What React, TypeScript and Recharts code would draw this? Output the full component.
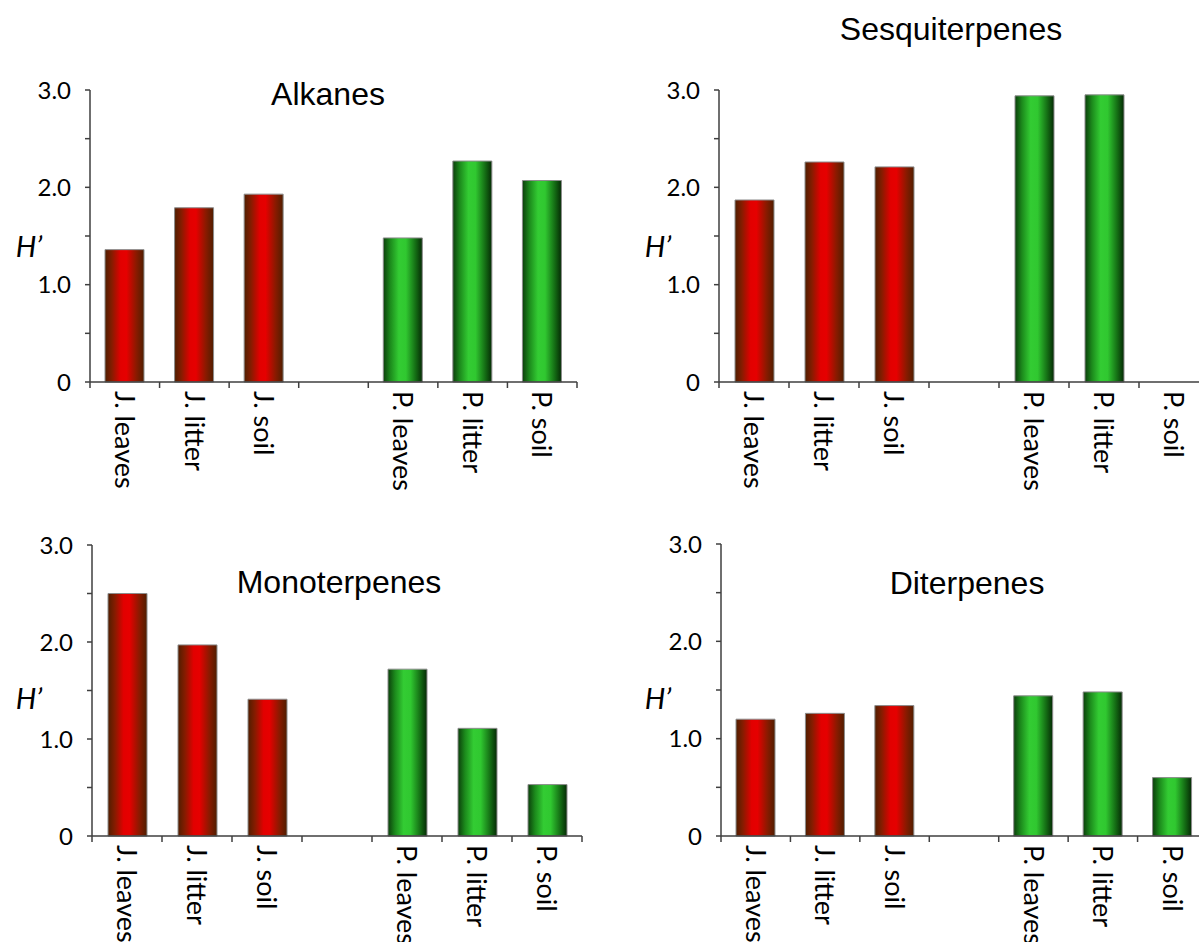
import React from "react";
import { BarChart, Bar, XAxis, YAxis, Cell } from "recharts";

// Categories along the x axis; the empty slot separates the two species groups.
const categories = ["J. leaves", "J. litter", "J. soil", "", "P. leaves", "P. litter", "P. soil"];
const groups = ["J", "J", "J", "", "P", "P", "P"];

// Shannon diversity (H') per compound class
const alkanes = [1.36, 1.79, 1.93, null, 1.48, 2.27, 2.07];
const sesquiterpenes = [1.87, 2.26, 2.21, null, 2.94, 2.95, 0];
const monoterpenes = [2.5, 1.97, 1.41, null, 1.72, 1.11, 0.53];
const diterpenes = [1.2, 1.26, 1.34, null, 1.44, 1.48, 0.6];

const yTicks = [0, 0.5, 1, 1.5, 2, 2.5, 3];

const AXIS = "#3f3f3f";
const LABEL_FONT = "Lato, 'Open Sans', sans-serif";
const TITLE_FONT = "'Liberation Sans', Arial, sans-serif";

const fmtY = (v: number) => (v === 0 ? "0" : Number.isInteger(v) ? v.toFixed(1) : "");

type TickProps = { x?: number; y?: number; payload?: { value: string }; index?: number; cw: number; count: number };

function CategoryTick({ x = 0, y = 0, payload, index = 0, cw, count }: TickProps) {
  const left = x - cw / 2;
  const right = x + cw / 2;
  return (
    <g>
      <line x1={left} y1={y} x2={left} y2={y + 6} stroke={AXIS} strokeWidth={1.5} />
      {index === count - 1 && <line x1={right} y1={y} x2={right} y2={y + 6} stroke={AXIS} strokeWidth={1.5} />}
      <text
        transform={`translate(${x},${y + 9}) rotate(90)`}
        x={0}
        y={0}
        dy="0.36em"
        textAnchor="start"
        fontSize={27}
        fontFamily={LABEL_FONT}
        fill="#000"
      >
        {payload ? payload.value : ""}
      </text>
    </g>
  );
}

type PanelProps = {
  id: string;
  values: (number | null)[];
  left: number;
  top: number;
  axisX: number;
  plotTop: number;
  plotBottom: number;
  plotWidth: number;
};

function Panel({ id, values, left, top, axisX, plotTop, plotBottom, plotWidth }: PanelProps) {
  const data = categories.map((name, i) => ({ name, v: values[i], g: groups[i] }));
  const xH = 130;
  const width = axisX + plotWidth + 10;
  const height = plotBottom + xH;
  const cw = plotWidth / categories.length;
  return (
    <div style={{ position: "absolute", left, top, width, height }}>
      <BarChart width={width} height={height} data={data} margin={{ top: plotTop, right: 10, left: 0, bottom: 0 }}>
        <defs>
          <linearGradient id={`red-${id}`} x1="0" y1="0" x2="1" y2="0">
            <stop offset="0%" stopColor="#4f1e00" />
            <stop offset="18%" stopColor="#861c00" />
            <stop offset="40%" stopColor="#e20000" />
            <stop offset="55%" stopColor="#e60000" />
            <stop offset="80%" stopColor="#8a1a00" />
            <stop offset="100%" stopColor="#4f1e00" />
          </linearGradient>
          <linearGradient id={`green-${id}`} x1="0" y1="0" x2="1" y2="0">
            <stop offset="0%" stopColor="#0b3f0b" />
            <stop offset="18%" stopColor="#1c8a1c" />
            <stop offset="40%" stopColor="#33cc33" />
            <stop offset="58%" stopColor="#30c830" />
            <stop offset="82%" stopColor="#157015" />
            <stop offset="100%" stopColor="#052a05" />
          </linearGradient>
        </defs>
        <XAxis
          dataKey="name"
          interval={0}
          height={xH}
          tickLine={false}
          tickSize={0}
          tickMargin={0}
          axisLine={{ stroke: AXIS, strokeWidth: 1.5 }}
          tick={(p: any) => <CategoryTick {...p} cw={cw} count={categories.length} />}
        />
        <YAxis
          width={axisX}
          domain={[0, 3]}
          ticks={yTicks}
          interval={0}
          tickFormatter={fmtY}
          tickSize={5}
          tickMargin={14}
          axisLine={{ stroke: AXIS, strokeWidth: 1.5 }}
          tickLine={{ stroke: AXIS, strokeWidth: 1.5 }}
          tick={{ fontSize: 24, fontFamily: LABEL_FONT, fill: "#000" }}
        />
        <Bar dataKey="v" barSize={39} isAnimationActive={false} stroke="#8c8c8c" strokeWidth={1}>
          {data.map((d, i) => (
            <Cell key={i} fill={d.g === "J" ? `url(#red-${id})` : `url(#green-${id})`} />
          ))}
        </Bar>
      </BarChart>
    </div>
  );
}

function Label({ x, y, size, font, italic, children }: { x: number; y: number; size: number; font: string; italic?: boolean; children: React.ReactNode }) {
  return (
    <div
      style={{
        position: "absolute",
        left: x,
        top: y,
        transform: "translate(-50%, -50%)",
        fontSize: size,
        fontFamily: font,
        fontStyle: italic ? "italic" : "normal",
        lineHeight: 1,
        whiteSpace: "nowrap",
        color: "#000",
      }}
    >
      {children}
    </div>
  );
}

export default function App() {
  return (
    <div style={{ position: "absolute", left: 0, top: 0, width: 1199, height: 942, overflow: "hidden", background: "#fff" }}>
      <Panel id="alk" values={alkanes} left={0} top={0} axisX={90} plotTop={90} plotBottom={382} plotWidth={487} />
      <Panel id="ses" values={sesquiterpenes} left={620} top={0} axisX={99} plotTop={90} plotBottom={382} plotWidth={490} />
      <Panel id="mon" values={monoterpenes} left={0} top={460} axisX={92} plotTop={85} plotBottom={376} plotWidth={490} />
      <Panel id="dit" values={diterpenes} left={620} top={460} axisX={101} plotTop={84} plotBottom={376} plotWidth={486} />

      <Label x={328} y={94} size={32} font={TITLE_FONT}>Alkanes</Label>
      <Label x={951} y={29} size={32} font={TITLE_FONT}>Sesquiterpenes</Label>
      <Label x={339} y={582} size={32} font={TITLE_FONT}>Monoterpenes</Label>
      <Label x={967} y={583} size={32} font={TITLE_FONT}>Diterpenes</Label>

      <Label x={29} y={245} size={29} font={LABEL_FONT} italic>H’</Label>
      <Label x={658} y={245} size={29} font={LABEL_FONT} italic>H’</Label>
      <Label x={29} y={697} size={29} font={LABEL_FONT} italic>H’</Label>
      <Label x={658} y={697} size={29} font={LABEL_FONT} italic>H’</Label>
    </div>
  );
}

_Work instructions_.
With all pictures left out, please transcribe exactly the lines from the start of the material through the line with "const yTicks = [0, 0.5, 1, 1.5, 2, 2.5, 3];".

_Solution to this problem_.
What React, TypeScript and Recharts code would draw this? Output the full component.
import React from "react";
import { BarChart, Bar, XAxis, YAxis, Cell } from "recharts";

// Categories along the x axis; the empty slot separates the two species groups.
const categories = ["J. leaves", "J. litter", "J. soil", "", "P. leaves", "P. litter", "P. soil"];
const groups = ["J", "J", "J", "", "P", "P", "P"];

// Shannon diversity (H') per compound class
const alkanes = [1.36, 1.79, 1.93, null, 1.48, 2.27, 2.07];
const sesquiterpenes = [1.87, 2.26, 2.21, null, 2.94, 2.95, 0];
const monoterpenes = [2.5, 1.97, 1.41, null, 1.72, 1.11, 0.53];
const diterpenes = [1.2, 1.26, 1.34, null, 1.44, 1.48, 0.6];

const yTicks = [0, 0.5, 1, 1.5, 2, 2.5, 3];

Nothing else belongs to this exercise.